Dancehall music, evolving from reggae traditions established by Bob Marley, Peter Tosh, and Burning Spear, performs almost exclusively in Patois. Recording studios in Kingston neighborhoods like Trench Town, where Bob Marley developed his career in the 1960s, produce tracks with Patois lyrics that circulate globally while remaining largely incomprehensible to non-Patois speakers. Artists like Buju Banton, Shabba Ranks, and Vybz Kartel built international careers delivering rapid-fire Patois over digital riddim tracks, creating a situation where Jamaican language achieves global cultural influence while receiving limited institutional recognition domestically. The contradiction between Patois as export commodity in music and its marginalization in education persists across Jamaican cultural policy.

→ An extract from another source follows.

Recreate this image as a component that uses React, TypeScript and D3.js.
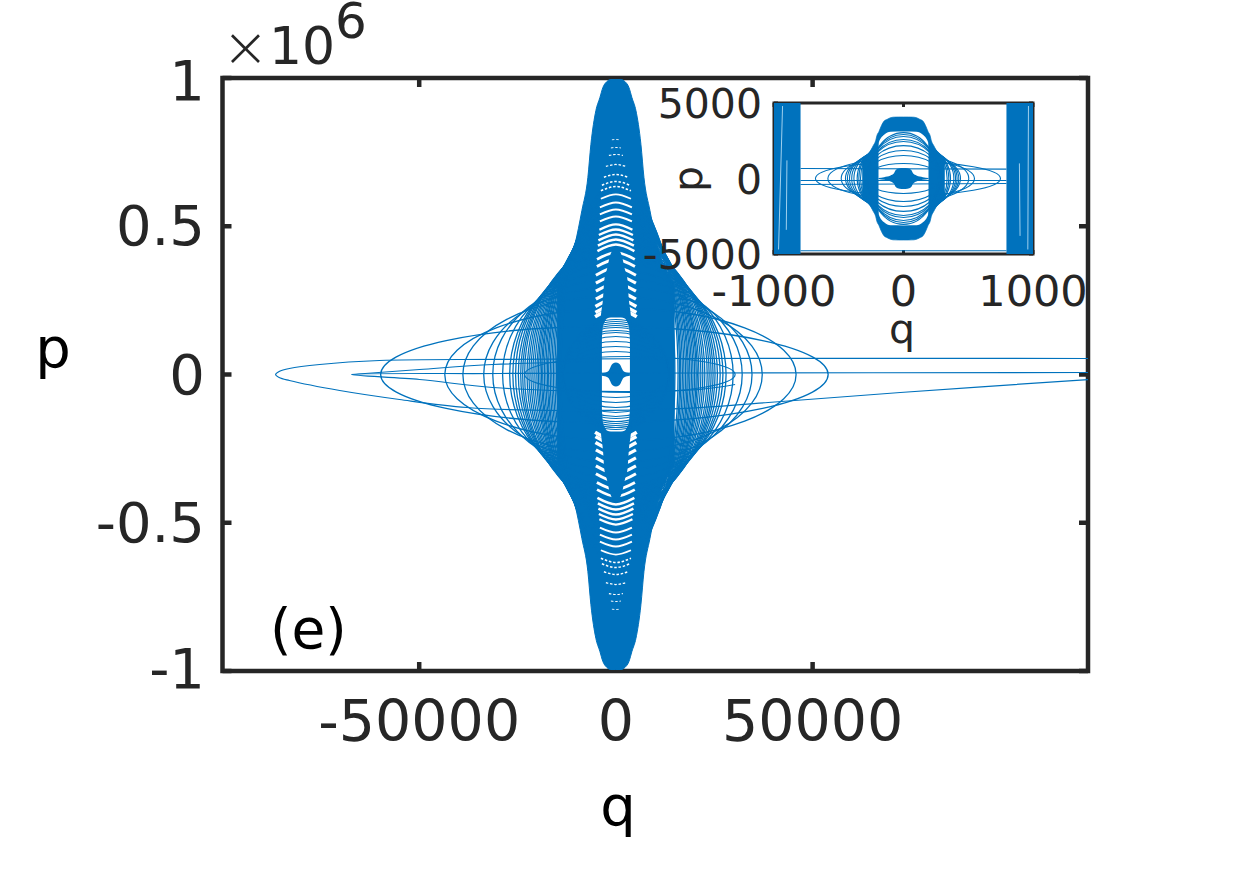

Literary traditions demonstrate increasing Patois incorporation despite English dominance in publishing. Louise Bennett-Coverley, known as Miss Lou, published "Jamaica Labrish" in 1966, collecting poems written entirely in Patois that validated the language as literary medium. Her work performing on radio and television from the 1940s through the 1990s established Patois as legitimate artistic expression. Contemporary writers like Kei Miller, who won the Forward Prize for Poetry in 2014, incorporate Patois passages within primarily English texts. Marlon James, awarded the Man Booker Prize in 2015 for "A Brief History of Seven Killings," uses Patois dialogue to represent authentic Jamaican speech while maintaining narrative prose in English. This hybrid approach reflects the lived linguistic reality where Jamaicans navigate both codes daily.